Did I do something wrong?
There is something wrong in the reasoning.
The square operation does not guarantee the sign of the RHS and LHS.
To show injection, one should try to assume that $x_1,x_2 \geq 0$ or $x_1 , x_2 \leq 0$. Since $f(x) = \frac{x}{\sqrt{x^2+1}}$ shows that the sign of left about zero and right about zero is different which means cases $x_1 \leq 0, x_2 \geq 0$ or $x_1 \geq 0, x_2 \leq 0$ can be ignored. So one should delve into these two cases.
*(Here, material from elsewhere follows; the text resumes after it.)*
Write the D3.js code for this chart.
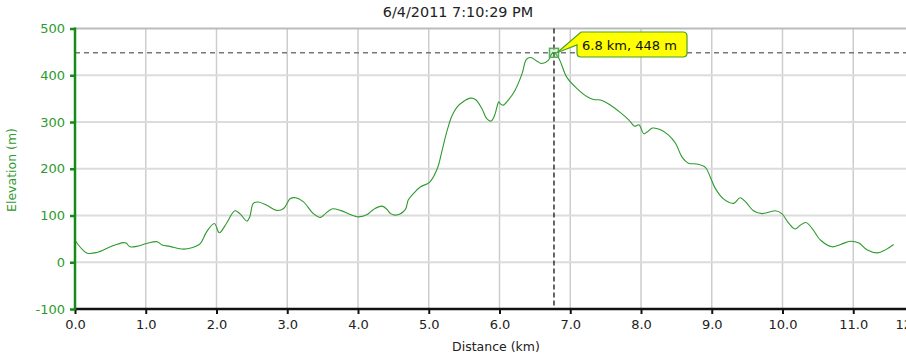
<!DOCTYPE html>
<html><head><meta charset="utf-8">
<script src="https://cdn.jsdelivr.net/npm/d3@7"></script>
<style>body{margin:0;background:#fff;}svg{display:block;}</style>
</head><body>
<svg id="c" width="906" height="360"></svg>
<script>
const title = "6/4/2011 7:10:29 PM";
const xLabel = "Distance (km)";
const yLabel = "Elevation (m)";
const xTicks = [0,1,2,3,4,5,6,7,8,9,10,11,12];
const yTicks = [-100,0,100,200,300,400,500];
const distance = [0.0,0.165,0.31,0.5,0.68,0.72,0.78,0.87,1.01,1.16,1.23,1.34,1.53,1.65,1.77,1.86,1.97,2.04,2.14,2.26,2.33,2.43,2.47,2.52,2.59,2.71,2.85,2.95,3.04,3.12,3.23,3.37,3.47,3.54,3.63,3.75,3.89,4.01,4.13,4.22,4.34,4.41,4.46,4.55,4.67,4.71,4.79,4.88,5.01,5.12,5.19,5.26,5.33,5.40,5.49,5.59,5.66,5.75,5.82,5.88,5.93,5.99,6.01,6.05,6.13,6.22,6.32,6.38,6.44,6.53,6.60,6.69,6.74,6.77,6.84,6.95,7.10,7.24,7.33,7.43,7.57,7.71,7.83,7.91,7.97,8.04,8.09,8.16,8.27,8.39,8.49,8.58,8.67,8.79,8.91,8.98,9.05,9.17,9.31,9.40,9.48,9.59,9.71,9.83,9.90,9.99,10.09,10.18,10.25,10.33,10.42,10.54,10.70,10.82,10.96,11.08,11.20,11.34,11.46,11.57];
const elevation = [47,20,21,33,42,41,33,34,40,44,37,34,28,31,40,65,83,63,83,110,104,88,97,126,129,122,111,115,136,138,129,104,96,104,114,111,102,97,102,113,120,113,104,101,113,133,148,161,171,200,240,282,314,332,344,351,348,329,307,302,314,343,339,336,348,368,404,434,438,430,425,432,446,448,436,396,371,354,348,347,336,320,304,291,294,275,279,287,284,272,254,225,212,210,203,182,158,135,126,138,129,110,104,108,110,104,83,71,79,85,72,47,33,38,45,41,26,20,27,38];
const cursorKm = 6.77, cursorM = 448;
const cursorText = "6.8 km, 448 m";

const svg = d3.select("#c");
const font = "DejaVu Sans, Verdana, sans-serif";
const L = 75, T = 28.5, B = 309, R = 906;
const x = d3.scaleLinear().domain([0,12]).range([L, 924]);
const y = d3.scaleLinear().domain([-100,500]).range([B, T]);

// grid
svg.append("g").selectAll("line").data(xTicks.filter(d=>d>0)).join("line")
  .attr("x1",d=>x(d)).attr("x2",d=>x(d)).attr("y1",T).attr("y2",B)
  .attr("stroke","#cdcdcd").attr("stroke-width",1.5);
svg.append("g").selectAll("line").data(yTicks.filter(d=>d>-100)).join("line")
  .attr("x1",L).attr("x2",R).attr("y1",d=>y(d)).attr("y2",d=>y(d))
  .attr("stroke",d=>d===500?"#bbbbbb":"#dcdcdc").attr("stroke-width",2);

// crosshair
svg.append("line").attr("x1",L).attr("x2",R).attr("y1",y(cursorM)).attr("y2",y(cursorM))
  .attr("stroke","#777").attr("stroke-width",1.5).attr("stroke-dasharray","5,4");
svg.append("line").attr("x1",x(cursorKm)).attr("x2",x(cursorKm)).attr("y1",T).attr("y2",B)
  .attr("stroke","#000").attr("stroke-width",1.2).attr("stroke-dasharray","5,3");

// line
const line = d3.line().x((d,i)=>x(distance[i])).y(d=>y(d)).curve(d3.curveCatmullRom.alpha(0.5));
svg.append("path").datum(elevation).attr("d",line).attr("fill","none")
  .attr("stroke","#2e9a2e").attr("stroke-width",1.1);

// x axis
const xa = svg.append("g").attr("transform",`translate(0,${B})`)
  .call(d3.axisBottom(x).tickValues(xTicks).tickFormat(d3.format(".1f")).tickSize(5).tickPadding(6));
xa.select(".domain").attr("stroke","#111").attr("stroke-width",2.5).attr("d",`M${L},0H${R}`);
xa.selectAll(".tick line").attr("stroke","#111").attr("stroke-width",2);
xa.selectAll("text").attr("font-family",font).attr("font-size",13).attr("fill","#222");
// last label pushed inside as in the reference (clipped at the edge)
xa.selectAll(".tick").filter(d=>d===12).select("text").attr("text-anchor","start").attr("x",-29);

// y axis
const ya = svg.append("g").attr("transform",`translate(${L},0)`)
  .call(d3.axisLeft(y).tickValues(yTicks).tickFormat(d=>String(d)).tickSize(5).tickPadding(5));
ya.select(".domain").attr("stroke","#168a16").attr("stroke-width",2.5).attr("d",`M0,${T-1}V${B+1}`);
ya.selectAll(".tick line").attr("stroke","#168a16").attr("stroke-width",2.5);
ya.selectAll("text").attr("font-family",font).attr("font-size",13).attr("fill","#2e9a2e");

// titles
svg.append("text").attr("x",458).attr("y",17).attr("text-anchor","middle")
  .attr("font-family",font).attr("font-size",14.4).attr("fill","#222").text(title);
svg.append("text").attr("x",496).attr("y",351).attr("text-anchor","middle")
  .attr("font-family",font).attr("font-size",12.5).attr("fill","#222").text(xLabel);
svg.append("text").attr("transform","translate(16,170) rotate(-90)").attr("text-anchor","middle")
  .attr("font-family",font).attr("font-size",12.5).attr("fill","#2e9a2e").text(yLabel);

// marker
const mx = x(cursorKm), my = y(cursorM);
svg.append("rect").attr("x",mx-4.5).attr("y",my-4.5).attr("width",9).attr("height",9)
  .attr("fill","rgba(120,200,120,0.25)").attr("stroke","#5aae5a").attr("stroke-width",1.5);

// tooltip
const bx = 577, by = 32, bw = 110, bh = 25, r = 4;
const tip = `M${bx+r},${by} H${bx+bw-r} Q${bx+bw},${by} ${bx+bw},${by+r} V${by+bh-r} Q${bx+bw},${by+bh} ${bx+bw-r},${by+bh} H${bx+r} Q${bx},${by+bh} ${bx},${by+bh-r} V${by+13} L${mx+3},${my} L${bx+4},${by} Z`;
svg.append("path").attr("d",tip).attr("fill","#ffff00").attr("stroke","#4aa02a").attr("stroke-width",1.2);
svg.append("text").attr("x",bx+5).attr("y",by+17.5).attr("font-family",font).attr("font-size",13)
  .attr("fill","#111").text(cursorText);
</script>
</body></html>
If $f(x)=f(y)$ then $$\frac{x^2}{x^2+1}=\frac{y^2}{y^2+1}$$so that $x^2y^2+x^2=x^2y^2+y^2$, or $x^2=y^2$. Hence, if $f(x)=f(y)$, then $x=y$ or $x=-y$. On the other hand, if $x\neq 0$, by inspection $f(x)\neq 0 $ and $f(-x)=-f(x)$, so that $f(x) \neq f(-x)$.
It follows that whenever $f(x)=f(y)$ we have $x=y$, and thus $f$ is injective.